France | France, Cour administrative d'appel de Nantes, 5ème chambre, 05 avril 2022, 21NT00416


Vu la procédure suivante :

Procédure contentieuse antérieure :

Mme F... D... et Mme B... E... ont demandé au tribunal administratif de Rennes d'annuler l'arrêté du 5 novembre 2018 par lequel le préfet du Finistère a accordé au groupement agricole d'exploitation en commun (GAEC) de Kergaledan un permis de construire pour une unité de méthanisation sur un terrain situé lieudit Kergaledan à Cléden-Cap-Sizun (Finistère), ainsi que la décision du préfet du Finistère rejetant le recours gracieux formé contre cette décision.

Par une ordonnance n° 1903244 du 1

1 décembre 2020, le président de la 1ère chambre du tribunal administratif de Rennes a...

Vu la procédure suivante :

Procédure contentieuse antérieure :

Mme F... D... et Mme B... E... ont demandé au tribunal administratif de Rennes d'annuler l'arrêté du 5 novembre 2018 par lequel le préfet du Finistère a accordé au groupement agricole d'exploitation en commun (GAEC) de Kergaledan un permis de construire pour une unité de méthanisation sur un terrain situé lieudit Kergaledan à Cléden-Cap-Sizun (Finistère), ainsi que la décision du préfet du Finistère rejetant le recours gracieux formé contre cette décision.

Par une ordonnance n° 1903244 du 11 décembre 2020, le président de la 1ère chambre du tribunal administratif de Rennes a rejeté la demande au motif de son irrecevabilité manifeste.

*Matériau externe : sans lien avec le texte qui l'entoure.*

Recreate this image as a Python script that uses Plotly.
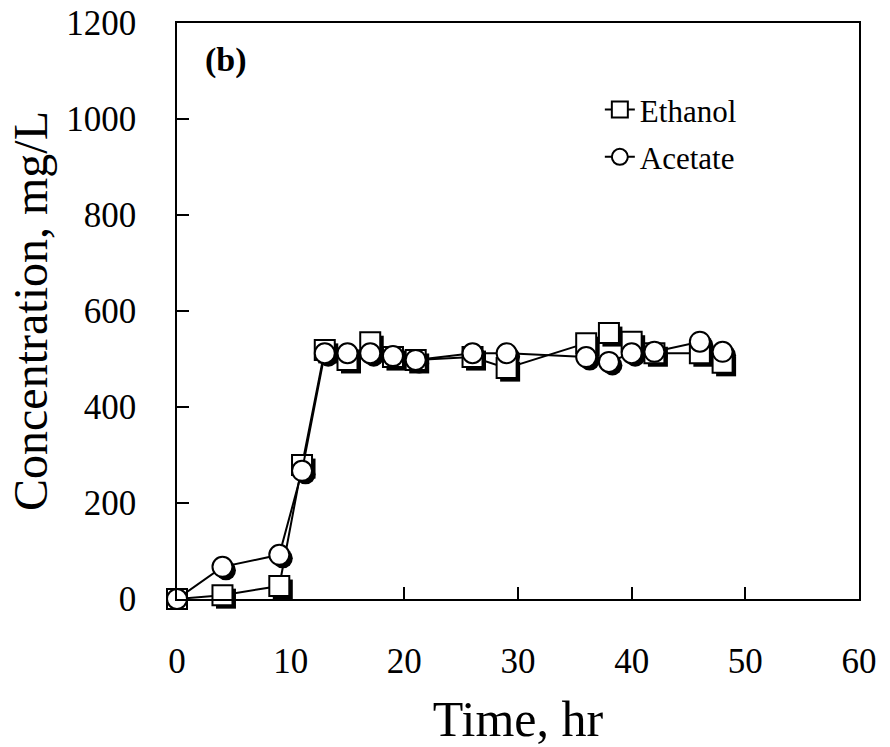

Procédure devant la cour :

Par une requête, enregistrée le 15 février 2021, Mme F... D... et Mme B... E..., représentées par Me Varnoux, demandent à la cour :

1°) d'annuler l'ordonnance du président de la 1ère chambre du tribunal administratif de Rennes du 11 décembre 2020 ;

2°) d'annuler l'arrêté du 5 novembre 2018 par lequel le préfet du Finistère a accordé au GAEC de Kergaledan un permis de construire une unité de méthanisation sur un terrain situé lieudit Kergaledan à Cléden-Cap-Sizun, ainsi que la décision du préfet du Finistère du 16 avril 2019 rejetant le recours gracieux formé contre cette décision ;

3°) de mettre à la charge de l'Etat le versement d'une somme de 2 500 euros en application des dispositions de l'article L. 761-1 du code de justice administrative.

Elles soutiennent que :

- l'ordonnance est irrégulière en ce qu'elle a été rendue en méconnaissance du principe du contradictoire ; le président de la 1ère chambre ne pouvait rejeter leur demande par ordonnance sans leur avoir au préalable fixé un délai pour présenter leurs observations sur les mémoires en défense ;

- l'ordonnance est irrégulière en ce que leur demande n'était pas tardive ; l'affichage du permis contesté ne peut être regardé comme régulier ;

- la compétence du signataire de la décision contestée n'est pas établie ;

- le dossier de demande du permis de construire est insuffisant ; le plan de masse versé au dossier est insuffisant ; le dossier de demande ne comporte aucun plan des toitures ; le document graphique inséré dans le dossier ne permet pas d'apprécier l'insertion paysagère du projet ;

- le projet méconnait les dispositions de l'article A 4 du règlement du plan local d'urbanisme ;

- le projet méconnait les dispositions de l'article A 6 du règlement du plan local d'urbanisme ;

- le projet méconnait les dispositions de l'article A 11 du règlement du plan local d'urbanisme ;

- le projet méconnait les dispositions de l'article A 12 du règlement du plan local d'urbanisme ;

- le projet méconnait les dispositions de l'article R. 111-2 du code de l'urbanisme.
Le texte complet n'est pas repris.